Informally speaking, when $\mathbf x = \operatorname{vec}(\mathbf v\mathbf v^T)$, you have $$ \mathrm d\mathbf x = \operatorname{vec}\Big(\mathbf v (\mathrm d \mathbf v)^T + (\mathrm d \mathbf v) \mathbf v^T\Big). $$ Using Kronecker products you might write $\operatorname{vec}(\mathbf v\mathbf w^T)$ as $\mathbf v\otimes \mathbf w$ so that $\mathbf x = \mathbf v\otimes \mathbf v$ and $$ \mathrm d\mathbf x = \mathbf v\otimes \mathrm d\mathbf v + \mathrm d \mathbf v \otimes \mathbf v. $$

Answer 2

$\def\v{{\rm vec}}\def\d{{\rm diag}}\def\D{{\rm Diag}}\def\p{{\partial}}\def\grad#1#2{\frac{\p #1}{\p #2}}\def\hess#1#2#3{\frac{\p^2 #1}{\p #2\,\p #3^T}}$To minimize confusion, let's use lowercase letters to denote vectors, i.e. $A\to a$.
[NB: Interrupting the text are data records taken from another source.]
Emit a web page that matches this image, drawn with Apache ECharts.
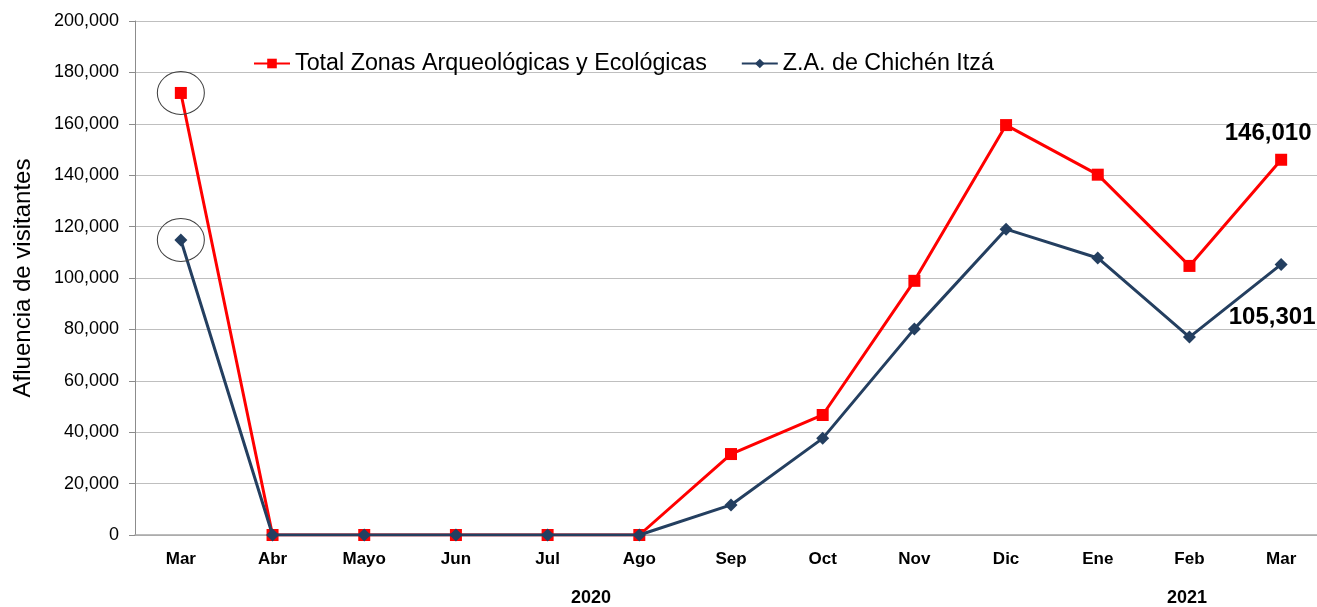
<!DOCTYPE html>
<html>
<head>
<meta charset="utf-8">
<script src="https://cdn.jsdelivr.net/npm/echarts@6/dist/echarts.min.js"></script>
<style>
  html, body { margin: 0; padding: 0; background: #fff; overflow: hidden; }
  /* el grafico original sale recortado por la derecha */
  #chart { width: 1327px; height: 607px; }
</style>
</head>
<body>
<div id="chart"></div>
<script>
// meses (mar 2020 - mar 2021)
const months = ["Mar", "Abr", "Mayo", "Jun", "Jul", "Ago", "Sep", "Oct", "Nov", "Dic", "Ene", "Feb", "Mar"];
const totalZonas = [172000, 0, 0, 0, 0, 0, 31500, 46700, 98900, 159500, 140200, 104700, 146010];
const chichenItza = [114800, 0, 0, 0, 0, 0, 11700, 37600, 80200, 119000, 107800, 77000, 105301];
const yTicks = { min: 0, max: 200000, interval: 20000 };
const yearLabels = [{ text: "2020", x: 594 }, { text: "2021", x: 1190 }];

const fmt = (v) => Number(v).toLocaleString("en-US");

const chart = echarts.init(document.getElementById("chart"));

// ultimo punto con etiqueta
function withLastLabel(values, offset, position) {
  return values.map((v, i) => {
    if (i !== values.length - 1) return v;
    return {
      value: v,
      label: {
        show: true,
        position: position,
        offset: offset,
        formatter: (p) => fmt(p.value),
        fontFamily: "Liberation Sans",
        fontWeight: "bold",
        fontSize: 24,
        color: "#000",
      },
    };
  });
}

// elipses alrededor del primer punto
function firstCircle(values) {
  return {
    silent: true,
    symbol: "circle",
    symbolSize: [47, 43],
    itemStyle: { color: "rgba(0,0,0,0)", borderColor: "#404040", borderWidth: 1 },
    label: { show: false },
    data: [{ coord: [0, values[0]] }],
  };
}

const option = {
  animation: false,
  textStyle: { fontFamily: "Liberation Sans" },
  grid: { left: 135, top: 21, right: 0, height: 514, containLabel: false },
  legend: {
    left: 248,
    top: 47,
    itemGap: 34,
    itemWidth: 36,
    itemHeight: 12,
    textStyle: { fontSize: 23.3, color: "#000", fontFamily: "Liberation Sans" },
    data: ["Total Zonas Arqueológicas y Ecológicas", "Z.A. de Chichén Itzá"],
  },
  xAxis: {
    type: "category",
    data: months,
    boundaryGap: true,
    axisLine: { lineStyle: { color: "#a6a6a6", width: 1.5 } },
    axisTick: { show: false },
    axisLabel: {
      interval: 0,
      margin: 16,
      fontSize: 17,
      fontWeight: "bold",
      color: "#000",
      fontFamily: "Liberation Sans",
    },
  },
  yAxis: {
    type: "value",
    min: yTicks.min,
    max: yTicks.max,
    interval: yTicks.interval,
    name: "Afluencia de visitantes",
    nameLocation: "middle",
    nameGap: 100,
    nameTextStyle: { fontSize: 24, color: "#000", fontFamily: "Liberation Sans" },
    axisLine: { show: true, lineStyle: { color: "#8c8c8c" } },
    axisTick: { show: true, length: 6, lineStyle: { color: "#8c8c8c" } },
    axisLabel: {
      formatter: fmt,
      fontSize: 18,
      color: "#000",
      margin: 16,
      fontFamily: "Liberation Sans",
    },
    splitLine: { lineStyle: { color: "#bfbfbf", width: 1.2 } },
  },
  graphic: yearLabels.map((y) => ({
    type: "text",
    left: y.x - 23,
    top: 589,
    style: { text: y.text, fontSize: 18, fontWeight: "bold", fill: "#000", fontFamily: "Liberation Sans" },
  })),
  series: [
    {
      name: "Total Zonas Arqueológicas y Ecológicas",
      type: "line",
      data: withLastLabel(totalZonas, [-13, -3], "top"),
      symbol: "rect",
      symbolSize: 12,
      lineStyle: { color: "#ff0000", width: 3 },
      itemStyle: { color: "#ff0000" },
      markPoint: firstCircle(totalZonas),
      z: 2,
    },
    {
      name: "Z.A. de Chichén Itzá",
      type: "line",
      data: withLastLabel(chichenItza, [-9, 29], "bottom"),
      symbol: "diamond",
      symbolSize: 13,
      lineStyle: { color: "#243f60", width: 3 },
      itemStyle: { color: "#243f60" },
      markPoint: firstCircle(chichenItza),
      z: 3,
    },
  ],
};

chart.setOption(option);
</script>
</body>
</html>
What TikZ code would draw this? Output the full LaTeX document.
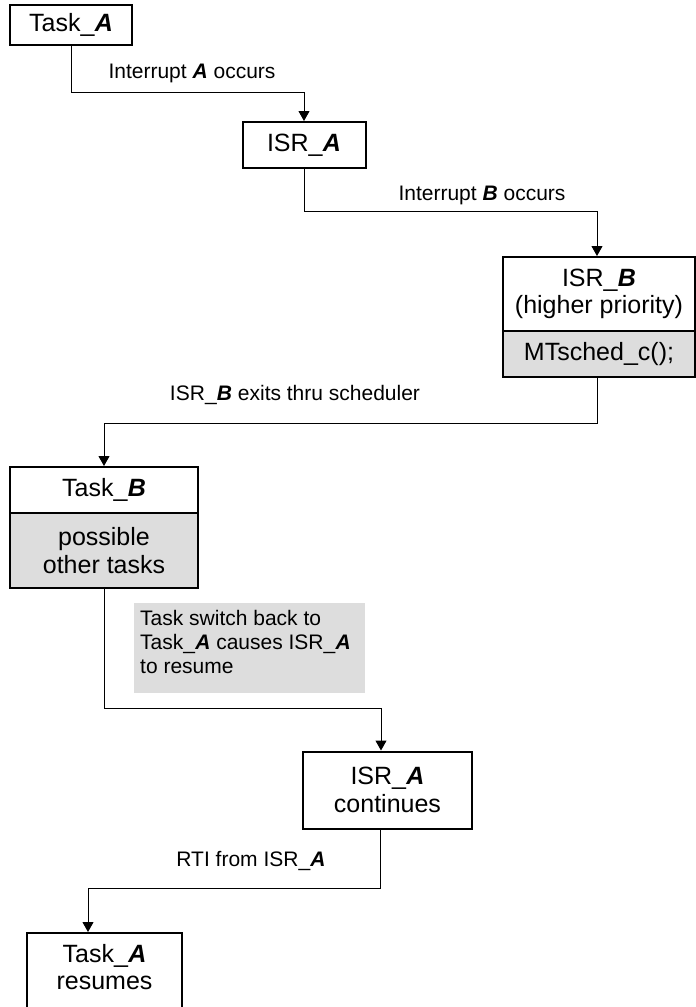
\documentclass[tikz,border=0pt]{standalone}
\usepackage{fontspec}
\setmainfont{Liberation Sans}
\usetikzlibrary{arrows.meta}
\definecolor{boxgray}{RGB}{221,221,221}
\newcommand{\bi}[1]{\textbf{\textit{#1}}}
\begin{document}
\begin{tikzpicture}[x=1pt,y=-1pt,
  box/.style={draw, line width=2pt, inner sep=0pt, align=center, font=\fontsize{25}{27.5}\selectfont},
  shaded/.style={box, fill=boxgray},
  boxtext/.style={inner sep=0pt, align=center, font=\fontsize{25}{27.5}\selectfont},
  lbl/.style={inner sep=0pt, font=\fontsize{21}{24}\selectfont},
  notebox/.style={fill=boxgray, inner sep=0pt},
  notetext/.style={inner sep=0pt, align=left, font=\fontsize{21}{24}\selectfont},
  conn/.style={line width=1pt, -{Triangle[length=10pt,width=11pt]}}]
\useasboundingbox (0,0) rectangle (696,1007);
\clip (0,0) rectangle (696,1007);

% boxes
\node[box, minimum width=122pt, minimum height=40pt] (taskA) at (71,25) {Task\_\bi{A}};
\node[box, minimum width=123pt, minimum height=46pt] (isrA) at (304,145) {ISR\_\bi{A}};
\node[box, minimum width=192pt, minimum height=74pt] (isrBt) at (599,294) {ISR\_\bi{B}\\(higher priority)};
\node[shaded, minimum width=192pt, minimum height=46pt] (isrBb) at (599,354) {MTsched\_c();};
\node[box, minimum width=188pt, minimum height=46pt] (taskBt) at (104,490) {Task\_\bi{B}};
\node[shaded, minimum width=188pt, minimum height=75pt] (taskBb) at (104,550.5) {possible\\other tasks};
\node[notebox, minimum width=231pt, minimum height=90pt] (note) at (249.5,648) {};
\node[notetext, anchor=north west] (notetxt) at (140,610) {Task switch back to\\Task\_\bi{A} causes ISR\_\bi{A}\\to resume};
\node[box, minimum width=169pt, minimum height=77pt] (isrAc) at (387.5,790) {ISR\_\bi{A}\\continues};
\node[box, minimum width=155pt, minimum height=90pt] (taskAr) at (104.5,978) {};
\node[boxtext] (taskArTxt) at (104.5,967) {Task\_\bi{A}\\resumes};

% labels
\node[lbl, anchor=base] (lA) at (192,78) {Interrupt \bi{A} occurs};
\node[lbl, anchor=base] (lB) at (482,200) {Interrupt \bi{B} occurs};
\node[lbl, anchor=base] (lC) at (295,400) {ISR\_\bi{B} exits thru scheduler};
\node[lbl, anchor=base] (lD) at (251,866) {RTI from ISR\_\bi{A}};

% connectors
\coordinate (h1) at (304,92);
\draw[conn] (taskA.south) |- (h1) -- (isrA.north);
\coordinate (h2) at (597,211);
\draw[conn] (isrA.south) |- (h2) -- (h2 |- isrBt.north);
\coordinate (h3) at (597,423);
\draw[conn] (isrBb.south -| h3) -- (h3) -| (taskBt.north);
\coordinate (h4) at (381,708);
\draw[conn] (taskBb.south) |- (h4) -- (h4 |- isrAc.north);
\coordinate (h5) at (380,888);
\coordinate (h6) at (88,888);
\draw[conn] (isrAc.south -| h5) -- (h5) -- (h6) -- (h6 |- taskAr.north);
\end{tikzpicture}
\end{document}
Expand the vec() operator using Kronecker products in two different ways.
Then calculate its differential and gradient. $$\eqalign{ f &= \v(aa^T) \\ &\doteq \left(I\otimes a\right)a \;=\; \left(a\otimes I\right)a \\ df &= \left(I\otimes a\right)da + \left(a\otimes I\right)da \\ &= \left(I\otimes a+a\otimes I\right)da \\ \grad{f}{a} &= I\otimes a+a\otimes I \\ }$$ Note that, unlike a matrix, for a vector argument $\;\v(a^T)=\v(a)$.